8. The last contention of learned Counsel is that exercising powers under Rule 13.8-A of the Punjab Police Rules, the Superintendent of Police should have waived disqualification of the petitioner for sending him to the Lower School Course. Rule 13.8-A of the Punjab Police Rules reads as follows:-

'13.8-A Disqualification for admission to or retention in Lists A, B or C.- (1) The infliction of any major punishment shall be a bar to admission to or retention in lists A, B or C, provided that (a) for special reasons to be recorded by the Superintendent in each case, and subject to confirmation by the Deputy Inspector General, this disqualification may be waived and (b) after six months' continuous good conduct in the case of censure or confinement to quarters or on expiry of the period of reduction in the case of reduction for a specified period, a constable may be re-admitted at the discretion of the Superintendent.

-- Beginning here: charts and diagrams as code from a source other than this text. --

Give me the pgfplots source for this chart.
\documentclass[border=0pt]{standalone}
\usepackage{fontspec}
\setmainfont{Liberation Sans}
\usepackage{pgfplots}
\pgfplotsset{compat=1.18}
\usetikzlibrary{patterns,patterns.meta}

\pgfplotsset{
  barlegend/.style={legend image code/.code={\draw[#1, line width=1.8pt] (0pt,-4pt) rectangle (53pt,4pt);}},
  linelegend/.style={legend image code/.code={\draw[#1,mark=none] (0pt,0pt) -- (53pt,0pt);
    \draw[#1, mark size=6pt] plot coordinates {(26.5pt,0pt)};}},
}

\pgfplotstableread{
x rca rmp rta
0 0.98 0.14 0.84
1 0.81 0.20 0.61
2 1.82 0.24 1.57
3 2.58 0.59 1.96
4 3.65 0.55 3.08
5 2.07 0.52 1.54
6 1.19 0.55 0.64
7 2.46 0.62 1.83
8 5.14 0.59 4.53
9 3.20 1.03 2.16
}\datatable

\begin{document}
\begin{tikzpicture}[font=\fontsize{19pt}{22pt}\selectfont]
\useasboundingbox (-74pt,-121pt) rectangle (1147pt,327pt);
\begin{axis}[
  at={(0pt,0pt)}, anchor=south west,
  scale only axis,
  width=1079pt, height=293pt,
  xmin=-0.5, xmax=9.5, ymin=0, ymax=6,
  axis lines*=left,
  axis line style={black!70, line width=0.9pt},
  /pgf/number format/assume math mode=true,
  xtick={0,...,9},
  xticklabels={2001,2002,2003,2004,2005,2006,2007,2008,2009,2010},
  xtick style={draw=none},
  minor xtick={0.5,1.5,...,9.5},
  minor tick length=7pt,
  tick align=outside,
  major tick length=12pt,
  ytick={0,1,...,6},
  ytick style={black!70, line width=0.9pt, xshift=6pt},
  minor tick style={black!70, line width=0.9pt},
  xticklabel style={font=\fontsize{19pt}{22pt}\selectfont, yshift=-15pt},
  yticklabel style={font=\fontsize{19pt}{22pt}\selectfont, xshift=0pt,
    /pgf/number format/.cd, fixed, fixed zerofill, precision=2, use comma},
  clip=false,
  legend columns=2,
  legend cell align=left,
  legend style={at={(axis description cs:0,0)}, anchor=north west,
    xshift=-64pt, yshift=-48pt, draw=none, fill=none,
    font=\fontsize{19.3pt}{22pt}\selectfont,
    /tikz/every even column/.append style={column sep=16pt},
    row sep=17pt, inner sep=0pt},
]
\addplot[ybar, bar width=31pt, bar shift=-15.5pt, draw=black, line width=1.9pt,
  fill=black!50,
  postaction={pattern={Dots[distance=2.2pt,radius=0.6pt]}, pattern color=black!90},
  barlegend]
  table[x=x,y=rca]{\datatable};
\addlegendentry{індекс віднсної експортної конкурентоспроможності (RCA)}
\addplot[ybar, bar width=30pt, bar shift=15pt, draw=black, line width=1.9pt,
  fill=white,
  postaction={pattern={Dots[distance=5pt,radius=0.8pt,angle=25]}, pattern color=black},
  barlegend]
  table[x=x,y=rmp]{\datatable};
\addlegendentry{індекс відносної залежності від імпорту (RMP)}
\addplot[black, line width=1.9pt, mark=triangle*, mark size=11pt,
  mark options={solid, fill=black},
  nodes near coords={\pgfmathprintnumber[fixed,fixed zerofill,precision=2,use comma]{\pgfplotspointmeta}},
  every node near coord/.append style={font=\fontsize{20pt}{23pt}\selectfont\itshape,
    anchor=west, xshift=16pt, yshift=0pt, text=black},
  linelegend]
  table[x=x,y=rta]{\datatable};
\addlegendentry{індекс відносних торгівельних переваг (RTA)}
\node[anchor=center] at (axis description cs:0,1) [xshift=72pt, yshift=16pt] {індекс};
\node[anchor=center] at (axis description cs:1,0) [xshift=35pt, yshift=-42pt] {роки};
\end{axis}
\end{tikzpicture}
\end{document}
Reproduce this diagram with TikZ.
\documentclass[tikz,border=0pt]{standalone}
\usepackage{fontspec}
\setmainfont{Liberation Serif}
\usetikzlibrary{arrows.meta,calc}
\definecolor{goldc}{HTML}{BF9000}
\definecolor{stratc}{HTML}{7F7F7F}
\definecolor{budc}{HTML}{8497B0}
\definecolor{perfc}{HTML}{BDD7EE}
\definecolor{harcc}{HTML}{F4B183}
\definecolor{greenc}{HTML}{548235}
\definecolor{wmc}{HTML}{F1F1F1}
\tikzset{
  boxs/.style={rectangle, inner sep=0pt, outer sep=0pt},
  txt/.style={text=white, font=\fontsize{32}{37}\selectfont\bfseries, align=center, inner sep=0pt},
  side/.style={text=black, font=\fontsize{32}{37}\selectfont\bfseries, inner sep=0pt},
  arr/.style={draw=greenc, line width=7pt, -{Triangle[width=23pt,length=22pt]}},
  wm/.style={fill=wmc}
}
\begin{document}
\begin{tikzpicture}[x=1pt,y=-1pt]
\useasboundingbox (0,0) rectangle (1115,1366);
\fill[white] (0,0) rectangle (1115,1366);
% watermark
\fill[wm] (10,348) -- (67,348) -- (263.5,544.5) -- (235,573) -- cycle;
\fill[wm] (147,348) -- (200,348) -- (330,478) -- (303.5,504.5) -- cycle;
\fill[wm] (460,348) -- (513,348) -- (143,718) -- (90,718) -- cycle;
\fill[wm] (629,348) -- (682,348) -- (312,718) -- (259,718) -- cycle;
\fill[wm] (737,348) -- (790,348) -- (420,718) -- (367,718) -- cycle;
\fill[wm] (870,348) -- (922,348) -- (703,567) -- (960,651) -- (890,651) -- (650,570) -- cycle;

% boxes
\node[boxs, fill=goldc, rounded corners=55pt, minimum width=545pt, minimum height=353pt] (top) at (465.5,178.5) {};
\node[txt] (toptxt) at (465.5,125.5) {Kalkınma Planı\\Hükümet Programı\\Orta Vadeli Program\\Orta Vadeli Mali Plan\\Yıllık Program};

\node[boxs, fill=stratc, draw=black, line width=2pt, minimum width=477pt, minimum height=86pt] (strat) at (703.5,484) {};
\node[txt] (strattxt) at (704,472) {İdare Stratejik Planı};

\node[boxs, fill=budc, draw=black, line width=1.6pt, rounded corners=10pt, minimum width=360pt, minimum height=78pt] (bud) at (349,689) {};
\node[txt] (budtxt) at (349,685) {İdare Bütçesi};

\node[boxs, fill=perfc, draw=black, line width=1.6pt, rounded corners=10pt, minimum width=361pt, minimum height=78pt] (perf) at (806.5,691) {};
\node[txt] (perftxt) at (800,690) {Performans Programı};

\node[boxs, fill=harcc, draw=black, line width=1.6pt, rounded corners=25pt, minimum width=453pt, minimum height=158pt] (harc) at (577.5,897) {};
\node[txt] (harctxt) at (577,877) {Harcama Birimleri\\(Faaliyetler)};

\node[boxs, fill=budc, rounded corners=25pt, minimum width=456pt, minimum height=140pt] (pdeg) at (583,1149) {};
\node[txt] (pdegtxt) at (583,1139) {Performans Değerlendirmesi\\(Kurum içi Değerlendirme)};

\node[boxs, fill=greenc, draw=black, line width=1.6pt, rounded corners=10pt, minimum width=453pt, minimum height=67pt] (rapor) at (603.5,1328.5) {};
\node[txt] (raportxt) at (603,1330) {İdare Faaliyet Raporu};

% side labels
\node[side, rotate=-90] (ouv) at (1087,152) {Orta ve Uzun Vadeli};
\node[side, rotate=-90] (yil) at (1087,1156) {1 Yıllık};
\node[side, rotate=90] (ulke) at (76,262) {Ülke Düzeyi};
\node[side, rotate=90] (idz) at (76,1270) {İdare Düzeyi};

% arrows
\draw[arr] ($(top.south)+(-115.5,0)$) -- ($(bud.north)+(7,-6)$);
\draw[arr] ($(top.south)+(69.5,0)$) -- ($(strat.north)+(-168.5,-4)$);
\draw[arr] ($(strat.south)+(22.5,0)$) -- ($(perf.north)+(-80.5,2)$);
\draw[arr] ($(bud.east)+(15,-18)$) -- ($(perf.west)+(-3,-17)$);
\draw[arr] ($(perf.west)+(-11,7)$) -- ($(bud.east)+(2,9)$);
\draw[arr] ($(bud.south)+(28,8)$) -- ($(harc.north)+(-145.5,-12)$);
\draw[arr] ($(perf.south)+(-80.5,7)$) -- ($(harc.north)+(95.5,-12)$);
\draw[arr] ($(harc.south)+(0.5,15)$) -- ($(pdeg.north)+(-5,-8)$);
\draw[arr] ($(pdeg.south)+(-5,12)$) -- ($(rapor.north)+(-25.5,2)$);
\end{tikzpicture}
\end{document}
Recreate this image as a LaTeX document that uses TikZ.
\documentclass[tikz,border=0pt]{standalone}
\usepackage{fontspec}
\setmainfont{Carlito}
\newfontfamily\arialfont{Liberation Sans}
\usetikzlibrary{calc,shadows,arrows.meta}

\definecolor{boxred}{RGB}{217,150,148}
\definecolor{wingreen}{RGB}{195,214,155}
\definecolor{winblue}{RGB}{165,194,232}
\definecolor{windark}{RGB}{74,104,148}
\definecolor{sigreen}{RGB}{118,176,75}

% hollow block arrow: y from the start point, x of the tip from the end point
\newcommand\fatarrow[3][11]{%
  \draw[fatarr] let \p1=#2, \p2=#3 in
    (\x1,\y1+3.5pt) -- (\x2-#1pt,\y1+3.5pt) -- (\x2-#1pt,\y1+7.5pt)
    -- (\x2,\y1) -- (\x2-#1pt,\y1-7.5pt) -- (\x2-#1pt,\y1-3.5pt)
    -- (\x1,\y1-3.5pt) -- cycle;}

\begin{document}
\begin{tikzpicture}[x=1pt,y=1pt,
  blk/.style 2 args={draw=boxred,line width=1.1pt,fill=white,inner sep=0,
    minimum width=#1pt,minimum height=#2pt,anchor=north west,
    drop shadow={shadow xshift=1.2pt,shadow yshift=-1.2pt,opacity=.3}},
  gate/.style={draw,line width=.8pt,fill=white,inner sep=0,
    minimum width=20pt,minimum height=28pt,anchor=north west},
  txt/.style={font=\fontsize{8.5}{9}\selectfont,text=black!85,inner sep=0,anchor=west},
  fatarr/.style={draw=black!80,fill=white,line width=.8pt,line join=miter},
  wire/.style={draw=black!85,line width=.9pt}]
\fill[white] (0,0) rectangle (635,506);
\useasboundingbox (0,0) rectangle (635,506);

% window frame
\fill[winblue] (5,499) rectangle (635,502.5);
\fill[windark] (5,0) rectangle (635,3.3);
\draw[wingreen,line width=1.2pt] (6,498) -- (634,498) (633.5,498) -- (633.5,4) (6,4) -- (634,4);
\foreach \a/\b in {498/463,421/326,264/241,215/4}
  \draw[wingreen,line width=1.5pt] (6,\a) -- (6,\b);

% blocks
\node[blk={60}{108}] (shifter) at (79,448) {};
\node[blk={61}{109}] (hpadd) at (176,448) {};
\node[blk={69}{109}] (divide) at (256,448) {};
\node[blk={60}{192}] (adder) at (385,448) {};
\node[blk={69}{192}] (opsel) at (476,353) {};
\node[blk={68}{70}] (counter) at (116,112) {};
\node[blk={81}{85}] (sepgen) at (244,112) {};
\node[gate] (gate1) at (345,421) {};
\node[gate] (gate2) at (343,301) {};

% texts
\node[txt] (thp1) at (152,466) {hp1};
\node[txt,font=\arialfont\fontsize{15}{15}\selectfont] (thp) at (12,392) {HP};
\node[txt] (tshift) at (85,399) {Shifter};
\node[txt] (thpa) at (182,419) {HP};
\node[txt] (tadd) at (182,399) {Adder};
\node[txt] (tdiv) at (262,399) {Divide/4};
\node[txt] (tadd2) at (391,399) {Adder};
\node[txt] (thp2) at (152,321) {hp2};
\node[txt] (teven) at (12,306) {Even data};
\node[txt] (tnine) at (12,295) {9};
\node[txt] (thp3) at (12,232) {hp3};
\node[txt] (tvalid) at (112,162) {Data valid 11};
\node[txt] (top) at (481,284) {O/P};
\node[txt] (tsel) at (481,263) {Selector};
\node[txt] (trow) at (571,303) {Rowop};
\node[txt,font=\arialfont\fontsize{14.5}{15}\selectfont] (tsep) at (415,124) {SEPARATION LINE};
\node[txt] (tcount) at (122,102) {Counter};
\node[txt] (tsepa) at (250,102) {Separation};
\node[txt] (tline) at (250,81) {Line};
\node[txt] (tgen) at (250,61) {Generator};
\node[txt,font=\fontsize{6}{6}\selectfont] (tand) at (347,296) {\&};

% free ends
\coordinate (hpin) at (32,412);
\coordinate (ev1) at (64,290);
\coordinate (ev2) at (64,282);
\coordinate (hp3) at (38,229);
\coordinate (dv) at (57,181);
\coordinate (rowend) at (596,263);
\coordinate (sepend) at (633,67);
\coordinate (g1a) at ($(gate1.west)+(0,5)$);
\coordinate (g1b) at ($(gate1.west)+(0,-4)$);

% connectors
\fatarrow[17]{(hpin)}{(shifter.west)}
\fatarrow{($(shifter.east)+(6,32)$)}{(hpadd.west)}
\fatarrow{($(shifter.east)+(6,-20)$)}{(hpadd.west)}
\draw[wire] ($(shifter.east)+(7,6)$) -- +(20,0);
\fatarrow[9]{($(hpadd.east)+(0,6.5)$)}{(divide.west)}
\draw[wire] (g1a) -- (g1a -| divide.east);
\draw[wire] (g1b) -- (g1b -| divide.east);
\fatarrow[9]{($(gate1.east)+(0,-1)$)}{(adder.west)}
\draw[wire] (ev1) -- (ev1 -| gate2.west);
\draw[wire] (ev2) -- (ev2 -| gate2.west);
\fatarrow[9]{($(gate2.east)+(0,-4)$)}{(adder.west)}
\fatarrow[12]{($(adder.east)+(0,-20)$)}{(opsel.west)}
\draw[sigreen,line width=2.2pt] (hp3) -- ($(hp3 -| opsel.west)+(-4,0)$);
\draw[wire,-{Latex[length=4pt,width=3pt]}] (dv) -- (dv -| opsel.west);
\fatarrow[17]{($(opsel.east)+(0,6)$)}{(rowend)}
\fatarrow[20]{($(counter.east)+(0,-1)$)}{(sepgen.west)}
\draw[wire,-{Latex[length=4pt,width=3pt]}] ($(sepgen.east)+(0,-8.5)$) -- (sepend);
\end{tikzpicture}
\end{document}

(2) Gazetted Officers shall look out for, and encourage their Inspectors and Sub-Inspectors to bring to notice, Constables who, by reason of their general character and ability or of special acts, are suited for inclusion in lists A, B or C, and shall, after satisfying themselves by necessary enquiries, make suitable recommendations to the Superintendent.'

9. Learned Counsel raised this contention before the learned Single Judge as well. After examining the matter, learned Single Judge held that no special reason appears to exist in the present case to justify waiver of disqualification. Learned Counsel vehemently contends that there are number of special reasons that could be taken into consideration to extend the benefit of Rule 13.8-A of the Punjab Police Rules to the petitioner. It is stated that the petitioner for the same charge was discharged from service on 19.1.1984. This order was, however, set aside in appeal but for the same very charge, the petitioner was charge-sheeted on 20.5.1987 resulting into punishment of forfeiture of his two years' approved service. In the process, a period of more than five years had gone by. If the concerned authorities, at the first instance, proceeded against petitioner by charge-sheeting him, the valuable period of petitioner would not have been lost and in any case punishment having been inflicted far prior in point of time the petitioner would have been eligible to be sent to the Lower School Course atleast in the year 1992, if not earlier. Further, in any case for no fault on his part petitioner had to go through an agony of charge or enquiry spanned over a period of about five years and still further that in any case he cleared written test and it was only when he was to appear for parade test that he was not allowed to do so. As mentioned above, learned Single Judge held that no special reasons appear to exist that disqualification may be waived. This finding cannot be faulted as no pleadings entailing the order of waiver have been made in the writ petition. Further, a prayer for waiving disqualification has to be made to the concerned authorities. It is only, if such a request is first declined by the Superintendent of Police that a grouse of the same can be made in a Court of Law. Concededly, no such request was made to the Superintendent of Police, who is in his discretion, could waive disqualification.

Finding no merit in this appeal, we dismiss the same. In view of the facts, as have been stated by the learned Counsel, seeking redress under Rule 13.3-A of the Punjab Police Rules, we, however, leave it open to the petitioner to seek waiver of his disqualification incurred by him from the concerned authorities in accordance with law. Parties are, however, left to bear their own costs.